(no subject)

Jul 11, 2007 10:27

Woke up at 8:30 today. I'm proud of myself. I've been taking care of the house all week. I think I'm doing a pretty good job.

Monday I got emotional over something that normally not bother me. Got over it, and got drunk. Played some drinking games with Mar, Chaz, Kathy, Diana, Eric, and Leo. Rob came later on. Stayed up until 6:00 am talking to Mar, Diana, and Kathy. Loved it. Didn't love the next six hours I spent throwing up/trying to sleep. Bad decisions.

Tuesday I recuperated. Took Rob to Medemerge to get his neck x-rayed. He went to class and I worked. Mar went through old pictures of mine, as well as my 'ex-box'. It was interesting, to say the least.

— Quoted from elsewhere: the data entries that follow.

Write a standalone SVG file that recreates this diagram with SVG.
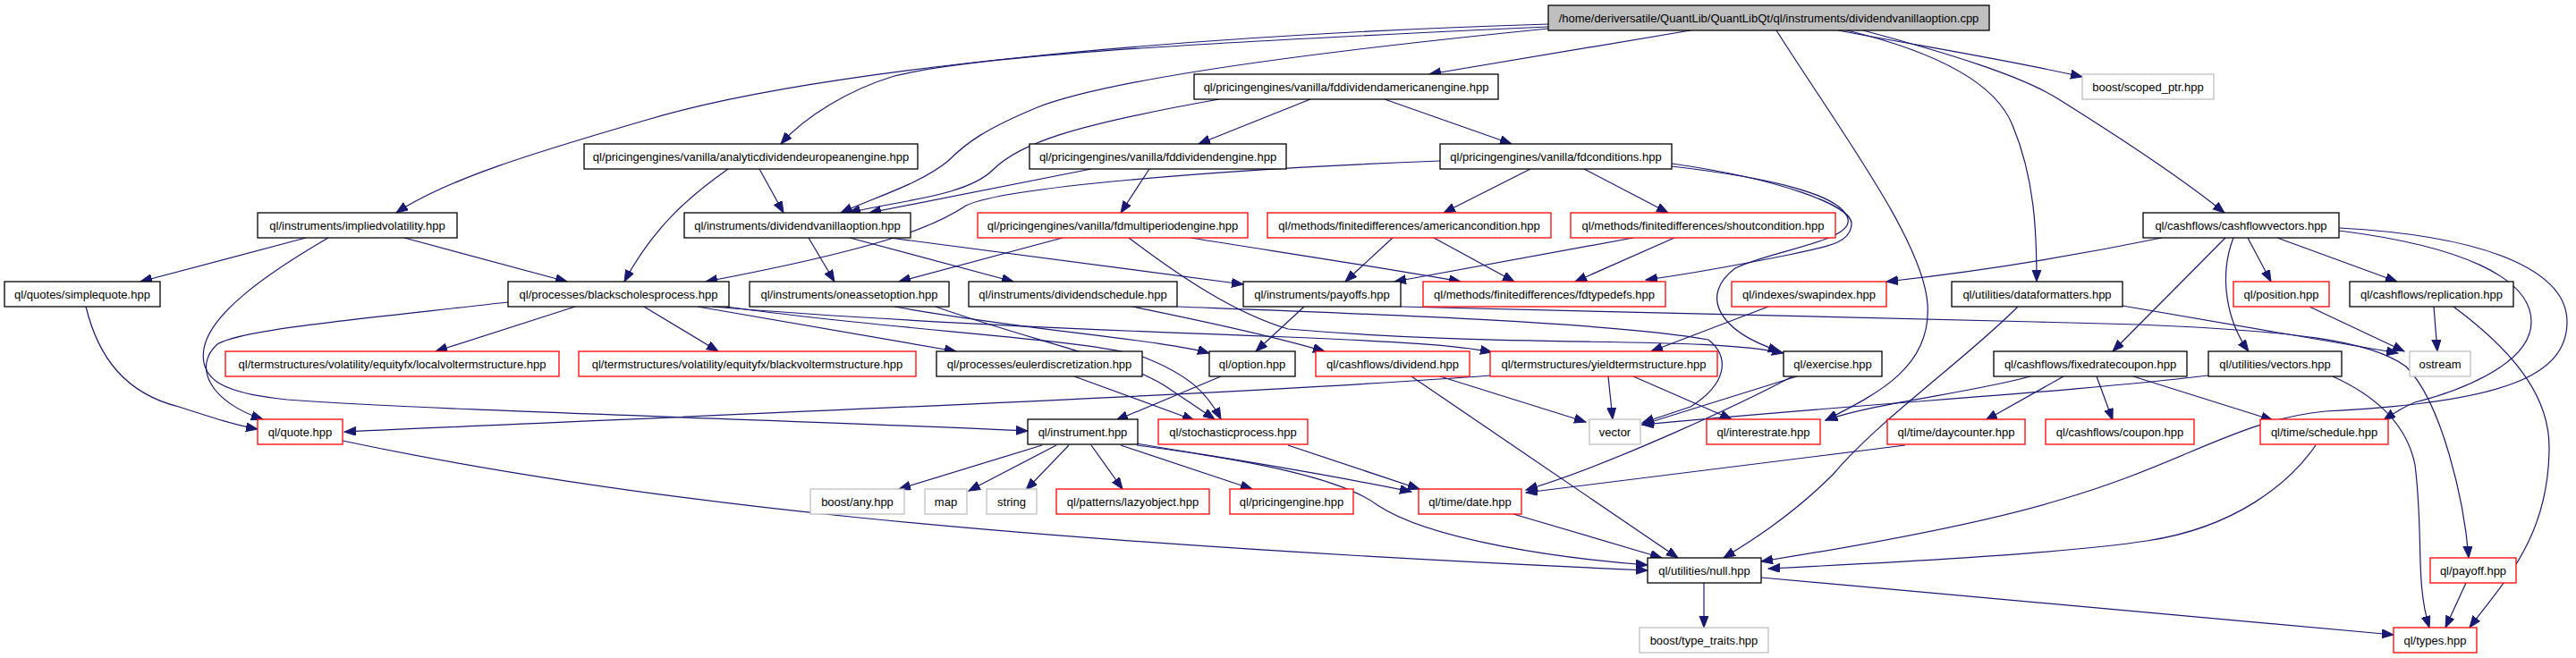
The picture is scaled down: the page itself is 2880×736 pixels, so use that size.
<svg xmlns="http://www.w3.org/2000/svg" width="2880" height="736" viewBox="0 0 2880 736">
<style>
.n rect{fill:#fff;stroke:#000;stroke-width:1.3}
.n.r rect{stroke:#ff0000}
.n.g rect{stroke:#bfbfbf}
.n.root rect{fill:#bfbfbf;stroke:#000}
.n text{font-family:"Liberation Sans",Arial,sans-serif;font-size:13px;text-anchor:middle;fill:#000}
#edges path{fill:none;stroke:#191970;stroke-width:1.2;marker-end:url(#arr)}
</style>
<defs>
<marker id="arr" markerWidth="14" markerHeight="11" refX="13" refY="5" orient="auto" markerUnits="userSpaceOnUse"><path d="M0,0 L13,5 L0,10 z" fill="#191970" stroke="#191970" stroke-width="1"/></marker>
</defs>
<rect width="2880" height="736" fill="#fff"/>
<g id="edges">
<path d="M1890,34 L1598,83"/>
<path d="M1731,30 C1400,45 1100,60 1000,85 C950,100 900,130 873,161"/>
<path d="M1731,27 C1300,40 900,80 720,135 C600,170 500,200 443,238"/>
<path d="M1731,32 C1500,55 1250,85 1160,120 C1100,145 1080,160 1060,180 C1030,205 980,220 940,238"/>
<path d="M2055,34 C2150,52 2250,68 2328,86"/>
<path d="M2083,34 C2180,60 2260,85 2300,110 C2380,160 2440,200 2487,238"/>
<path d="M2065,34 C2160,57 2230,90 2250,140 C2275,200 2277,260 2277,315"/>
<path d="M1986,34 C2060,150 2150,270 2155,340 C2160,410 2100,440 2041,470"/>
<path d="M1465,111 L1340,161"/>
<path d="M1548,111 L1690,161"/>
<path d="M1363,111 C1200,140 1140,160 1110,190 C1080,220 1000,225 949,238"/>
<path d="M849,189 L876,238"/>
<path d="M814,189 C770,220 730,255 698,315"/>
<path d="M1220,189 L972,238"/>
<path d="M1285,189 L1253,238"/>
<path d="M1610,180 C1350,190 1120,210 1080,230 C1050,250 1000,275 789,315"/>
<path d="M1711,189 L1614,238"/>
<path d="M1771,189 L1865,238"/>
<path d="M1869,183 C1990,200 2070,230 2070,250 C2070,270 2050,275 2000,285 C1950,295 1900,305 1840,313"/>
<path d="M1869,186 C1990,200 2060,220 2066,245 C2072,270 1980,280 1940,300 C1900,330 1920,370 1990,393"/>
<path d="M342,266 L157,315"/>
<path d="M367,266 C300,305 235,350 228,390 C222,425 250,440 321,447 C500,460 900,470 1149,482"/>
<path d="M568,338 C420,355 270,368 243,385 C215,410 235,450 294,469"/>
<path d="M452,266 L634,315"/>
<path d="M96,343 C110,400 140,440 200,455 C240,468 265,476 288,480"/>
<path d="M1666,420 C1400,440 900,460 385,483"/>
<path d="M383,493 C700,560 1100,605 1842,638"/>
<path d="M643,343 L487,393"/>
<path d="M720,343 L803,393"/>
<path d="M780,343 L1069,393"/>
<path d="M796,343 C1000,360 1300,372 1440,377 C1560,382 1630,386 1668,394"/>
<path d="M812,343 C1000,370 1230,380 1280,400 C1330,420 1350,440 1365,469"/>
<path d="M1000,343 C1150,370 1300,380 1352,395"/>
<path d="M1046,343 C1150,380 1250,400 1300,430 C1330,450 1345,460 1358,469"/>
<path d="M904,266 L933,315"/>
<path d="M950,266 L1133,315"/>
<path d="M995,266 L1390,318"/>
<path d="M1188,266 L1005,315"/>
<path d="M1331,266 C1450,285 1550,300 1633,315"/>
<path d="M1262,266 C1320,310 1380,350 1440,368 C1700,390 1900,375 1994,395"/>
<path d="M1266,343 C1350,360 1420,375 1481,393"/>
<path d="M1316,343 C1500,350 1800,360 1910,380 C1935,400 1930,430 1890,455 L1836,473"/>
<path d="M1458,343 L1404,393"/>
<path d="M1566,343 C1800,350 2100,355 2390,363 C2560,370 2650,380 2690,410 C2730,450 2755,560 2760,624"/>
<path d="M1557,266 L1504,315"/>
<path d="M1603,266 L1693,315"/>
<path d="M1826,266 L1559,315"/>
<path d="M1872,266 L1761,315"/>
<path d="M1977,343 L1846,393"/>
<path d="M2417,266 C2300,290 2200,305 2109,315"/>
<path d="M2488,266 L2362,393"/>
<path d="M2497,266 C2480,310 2490,360 2514,393"/>
<path d="M2513,266 L2539,315"/>
<path d="M2546,266 L2680,315"/>
<path d="M2615,255 C2800,265 2870,310 2870,360 C2870,420 2800,450 2600,460 C2500,470 2440,520 2300,560 C2200,590 2050,615 1969,628"/>
<path d="M2615,258 C2750,275 2830,310 2830,360 C2830,410 2740,440 2700,450 C2685,456 2675,463 2665,470"/>
<path d="M2373,342 L2681,395"/>
<path d="M2256,343 C2200,400 2100,470 2050,530 C2000,580 1950,610 1927,624"/>
<path d="M2582,343 L2688,393"/>
<path d="M2721,343 L2725,393"/>
<path d="M2743,343 C2820,400 2850,450 2850,500 C2850,600 2800,650 2761,702"/>
<path d="M2270,421 C2200,440 2100,450 2041,470"/>
<path d="M2307,421 L2220,470"/>
<path d="M2344,421 L2362,470"/>
<path d="M2385,421 L2541,470"/>
<path d="M2469,420 C2300,440 2100,450 1836,475"/>
<path d="M2608,421 C2650,440 2690,470 2700,520 C2710,600 2700,650 2716,702"/>
<path d="M2130,498 L1706,551"/>
<path d="M2589,498 C2560,540 2500,590 2400,605 C2300,620 2100,630 1977,636"/>
<path d="M1905,652 L1905,702"/>
<path d="M1969,646 L2676,710"/>
<path d="M2757,652 L2734,702"/>
<path d="M1692,575 L1858,624"/>
<path d="M1610,421 L1773,472"/>
<path d="M1578,421 L1876,624"/>
<path d="M1798,421 L1803,469"/>
<path d="M1826,421 L1936,469"/>
<path d="M2009,421 L1836,475"/>
<path d="M2004,421 C1950,450 1800,520 1706,548"/>
<path d="M1165,498 L1005,547"/>
<path d="M1181,498 L1083,549"/>
<path d="M1195,498 L1147,548"/>
<path d="M1220,498 L1255,547"/>
<path d="M1253,498 L1400,547"/>
<path d="M1440,498 L1587,547"/>
<path d="M1271,496 C1350,510 1440,522 1578,550"/>
<path d="M1271,498 C1400,515 1500,535 1540,565 C1600,605 1750,625 1842,632"/>
<path d="M1365,421 L1248,470"/>
<path d="M1201,421 L1335,470"/>
</g>
<g id="n_root" class="n root"><rect x="1731" y="6" width="493" height="28"/><text x="1977.5" y="25">/home/deriversatile/QuantLib/QuantLibQt/ql/instruments/dividendvanillaoption.cpp</text></g>
<g id="n_fdamer" class="n"><rect x="1335" y="83" width="340" height="28"/><text x="1505" y="102">ql/pricingengines/vanilla/fddividendamericanengine.hpp</text></g>
<g id="n_scoped" class="n g"><rect x="2328" y="83" width="147" height="28"/><text x="2401.5" y="102">boost/scoped_ptr.hpp</text></g>
<g id="n_analytic" class="n"><rect x="653" y="161" width="373" height="28"/><text x="839.5" y="180">ql/pricingengines/vanilla/analyticdividendeuropeanengine.hpp</text></g>
<g id="n_fddiv" class="n"><rect x="1151" y="161" width="287" height="28"/><text x="1294.5" y="180">ql/pricingengines/vanilla/fddividendengine.hpp</text></g>
<g id="n_fdcond" class="n"><rect x="1610" y="161" width="259" height="28"/><text x="1739.5" y="180">ql/pricingengines/vanilla/fdconditions.hpp</text></g>
<g id="n_implied" class="n"><rect x="288" y="238" width="223" height="28"/><text x="399.5" y="257">ql/instruments/impliedvolatility.hpp</text></g>
<g id="n_dvo" class="n"><rect x="765" y="238" width="253" height="28"/><text x="891.5" y="257">ql/instruments/dividendvanillaoption.hpp</text></g>
<g id="n_fdmulti" class="n r"><rect x="1093" y="238" width="302" height="28"/><text x="1244" y="257">ql/pricingengines/vanilla/fdmultiperiodengine.hpp</text></g>
<g id="n_amer" class="n r"><rect x="1417" y="238" width="317" height="28"/><text x="1575.5" y="257">ql/methods/finitedifferences/americancondition.hpp</text></g>
<g id="n_shout" class="n r"><rect x="1756" y="238" width="296" height="28"/><text x="1904" y="257">ql/methods/finitedifferences/shoutcondition.hpp</text></g>
<g id="n_cfv" class="n"><rect x="2396" y="238" width="219" height="28"/><text x="2505.5" y="257">ql/cashflows/cashflowvectors.hpp</text></g>
<g id="n_simple" class="n"><rect x="5" y="315" width="174" height="28"/><text x="92" y="334">ql/quotes/simplequote.hpp</text></g>
<g id="n_bsp" class="n"><rect x="568" y="315" width="247" height="28"/><text x="691.5" y="334">ql/processes/blackscholesprocess.hpp</text></g>
<g id="n_oneasset" class="n"><rect x="838" y="315" width="223" height="28"/><text x="949.5" y="334">ql/instruments/oneassetoption.hpp</text></g>
<g id="n_divsched" class="n"><rect x="1083" y="315" width="233" height="28"/><text x="1199.5" y="334">ql/instruments/dividendschedule.hpp</text></g>
<g id="n_payoffs" class="n"><rect x="1390" y="315" width="176" height="28"/><text x="1478" y="334">ql/instruments/payoffs.hpp</text></g>
<g id="n_fdtypedefs" class="n r"><rect x="1591" y="315" width="271" height="28"/><text x="1726.5" y="334">ql/methods/finitedifferences/fdtypedefs.hpp</text></g>
<g id="n_swapindex" class="n r"><rect x="1936" y="315" width="173" height="28"/><text x="2022.5" y="334">ql/indexes/swapindex.hpp</text></g>
<g id="n_dataformatters" class="n"><rect x="2182" y="315" width="191" height="28"/><text x="2277.5" y="334">ql/utilities/dataformatters.hpp</text></g>
<g id="n_position" class="n r"><rect x="2497" y="315" width="107" height="28"/><text x="2550.5" y="334">ql/position.hpp</text></g>
<g id="n_replication" class="n"><rect x="2627" y="315" width="183" height="28"/><text x="2718.5" y="334">ql/cashflows/replication.hpp</text></g>
<g id="n_localvol" class="n r"><rect x="252" y="393" width="373" height="28"/><text x="438.5" y="412">ql/termstructures/volatility/equityfx/localvoltermstructure.hpp</text></g>
<g id="n_blackvol" class="n r"><rect x="647" y="393" width="377" height="28"/><text x="835.5" y="412">ql/termstructures/volatility/equityfx/blackvoltermstructure.hpp</text></g>
<g id="n_euler" class="n"><rect x="1047" y="393" width="230" height="28"/><text x="1162" y="412">ql/processes/eulerdiscretization.hpp</text></g>
<g id="n_option" class="n"><rect x="1352" y="393" width="96" height="28"/><text x="1400" y="412">ql/option.hpp</text></g>
<g id="n_dividend" class="n r"><rect x="1471" y="393" width="172" height="28"/><text x="1557" y="412">ql/cashflows/dividend.hpp</text></g>
<g id="n_yts" class="n r"><rect x="1666" y="393" width="254" height="28"/><text x="1793" y="412">ql/termstructures/yieldtermstructure.hpp</text></g>
<g id="n_exercise" class="n"><rect x="1994" y="393" width="110" height="28"/><text x="2049" y="412">ql/exercise.hpp</text></g>
<g id="n_fixedrate" class="n"><rect x="2229" y="393" width="216" height="28"/><text x="2337" y="412">ql/cashflows/fixedratecoupon.hpp</text></g>
<g id="n_vectors" class="n"><rect x="2469" y="393" width="149" height="28"/><text x="2543.5" y="412">ql/utilities/vectors.hpp</text></g>
<g id="n_ostream" class="n g"><rect x="2694" y="393" width="68" height="28"/><text x="2728" y="412">ostream</text></g>
<g id="n_quote" class="n r"><rect x="288" y="469" width="95" height="28"/><text x="335.5" y="488">ql/quote.hpp</text></g>
<g id="n_instrument" class="n"><rect x="1149" y="469" width="123" height="28"/><text x="1210.5" y="488">ql/instrument.hpp</text></g>
<g id="n_stochastic" class="n r"><rect x="1295" y="469" width="167" height="28"/><text x="1378.5" y="488">ql/stochasticprocess.hpp</text></g>
<g id="n_vector" class="n g"><rect x="1777" y="469" width="57" height="28"/><text x="1805.5" y="488">vector</text></g>
<g id="n_interestrate" class="n r"><rect x="1908" y="469" width="127" height="28"/><text x="1971.5" y="488">ql/interestrate.hpp</text></g>
<g id="n_daycounter" class="n r"><rect x="2110" y="469" width="154" height="28"/><text x="2187" y="488">ql/time/daycounter.hpp</text></g>
<g id="n_coupon" class="n r"><rect x="2287" y="469" width="166" height="28"/><text x="2370" y="488">ql/cashflows/coupon.hpp</text></g>
<g id="n_schedule" class="n r"><rect x="2527" y="469" width="143" height="28"/><text x="2598.5" y="488">ql/time/schedule.hpp</text></g>
<g id="n_any" class="n g"><rect x="906" y="547" width="105" height="28"/><text x="958.5" y="566">boost/any.hpp</text></g>
<g id="n_map" class="n g"><rect x="1034" y="547" width="47" height="28"/><text x="1057.5" y="566">map</text></g>
<g id="n_string" class="n g"><rect x="1103" y="547" width="56" height="28"/><text x="1131" y="566">string</text></g>
<g id="n_lazy" class="n r"><rect x="1181" y="547" width="171" height="28"/><text x="1266.5" y="566">ql/patterns/lazyobject.hpp</text></g>
<g id="n_pricingengine" class="n r"><rect x="1375" y="547" width="138" height="28"/><text x="1444" y="566">ql/pricingengine.hpp</text></g>
<g id="n_date" class="n r"><rect x="1586" y="547" width="115" height="28"/><text x="1643.5" y="566">ql/time/date.hpp</text></g>
<g id="n_null" class="n"><rect x="1842" y="624" width="127" height="28"/><text x="1905.5" y="643">ql/utilities/null.hpp</text></g>
<g id="n_payoff" class="n r"><rect x="2717" y="624" width="96" height="28"/><text x="2765" y="643">ql/payoff.hpp</text></g>
<g id="n_typetraits" class="n g"><rect x="1833" y="702" width="144" height="28"/><text x="1905" y="721">boost/type_traits.hpp</text></g>
<g id="n_types" class="n r"><rect x="2676" y="702" width="93" height="28"/><text x="2722.5" y="721">ql/types.hpp</text></g>
</svg>
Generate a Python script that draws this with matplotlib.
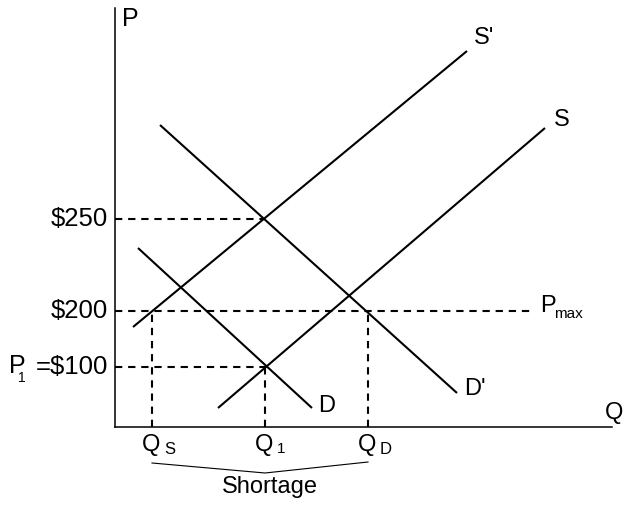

Rob came back and Diana returned. We got Rob his meds from CVS and picked up food. They all went to see Harry Potter; Rob and I went to bed relatively early.

I like pretending this is my house. I like that I've woken up next to Rob the past two days. Which isn't out of the ordinary, it's just that usually we're at his house.

Despite the good and the bad going on, I'm really writing here because I managed to get myself frustrated by thinking. I don't really care what other people think of me. But I'd like to think that if someone said something shitty about me around one of my friends, that they'd turn around and say "shut the fuck up" to them. Even if it's something completely ridiculous or irrelevant. I like to know people have my back.

If you're wondering what inspired these thoughts, it's nothing major. Nothing happened, there's no drama to get excited about, etc. It's just funny how a lot of girls are good at being cruel.

Now I'm off to pick up Tom from the airport with Kristi and Mar.